Run the App with Explicit bind() to Source Port

If you control the source code of the app, the cleanest method is to explicitly bind to the desired source port(s) before making the connection.

Python Example:

import socket

 

s = socket.socket()

s.bind(('', 50001))  # bind to specific source port

s.connect(('example.com', 443))

Many apps and libraries (like curl, wget, netcat, python requests, etc.) don't expose source port binding — in those cases, control must be done externally.

Logging Violations

To log connection attempts from disallowed source ports:
 

# iptables -A OUTPUT -p tcp -m owner –uid-owner myuser ! –sport 50000:51000

  -j LOG –log-prefix "PORT VIOLATION: " –log-level 4
 

Containerized or Isolated Environments: Use Namespaces or Docker

For Docker or custom network namespaces, you can:

  • Use a private ephemeral port range
  • Use iptables inside the namespace
  • Isolate the entire network stack for maximum safety

Docker Example:

 # docker run -d –name limited_app –net=custom_net -p 50000-51000:50000-51000 myimage

Then configure the app inside the container to bind or use that port range.

Important Limitations

  • iptables owner match works only for UIDs, not process names.
  • If the app doesn’t bind explicitly, the kernel still picks a port — make sure the global range or netns is set correctly.
  • Some apps (e.g. Java, browsers) may use multiple ephemeral ports simultaneously — test carefully.
  • Not all programs allow setting source port via command line.
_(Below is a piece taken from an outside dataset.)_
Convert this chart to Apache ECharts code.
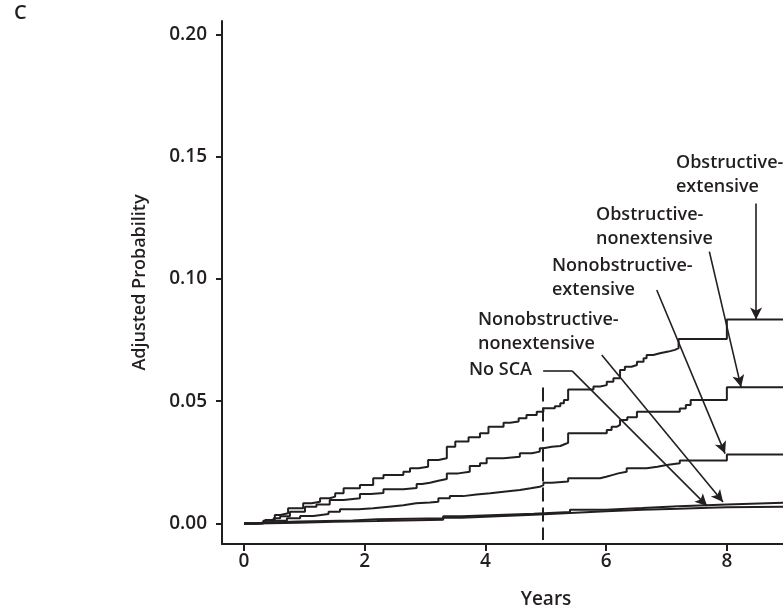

Recommended Best Practices

Let’s say you want to allow only ports 50000–51000 for a service called myapp:

  1. Create a dedicated system user:

# sudo useradd -r -s /sbin/nologin myapp

  1. Run the program as this user:

# sudo -u myapp /path/to/myapp

  1. Set the desired port range system-wide (optional):

# echo "50000 51000" | sudo tee /proc/sys/net/ipv4/ip_local_port_range

  1. Add iptables rule:

# iptables -A OUTPUT -p tcp -m owner –uid-owner myapp ! –sport 50000:51000 -j DROP

  1. (Optional) Add logging:

# iptables -A OUTPUT -p tcp -m owner –uid-owner myapp ! –sport 50000:51000 -j LOG –log-prefix "MYAPP PORT BLOCKED: "

  1. Make sure the app binds or connects correctly from that range.

Final Thoughts

Restricting outbound source port ranges per application or user is an underused but powerful technique to lock down systems, especially in:

  • High-security environments
  • Multi-tenant servers
  • NAT/firewall-managed networks
  • IDS/IPS-aware setups


You can start with simple iptables rules for users, and later adopt cgroups or container namespaces for deeper isolation.

Force specific source ports for a app like curl

To force specific source ports in general-purpose tools like curl or nc, try using iptables SNAT (with care), or consider writing wrappers/scripts that handle binding via LD_PRELOAD or custom socket logic.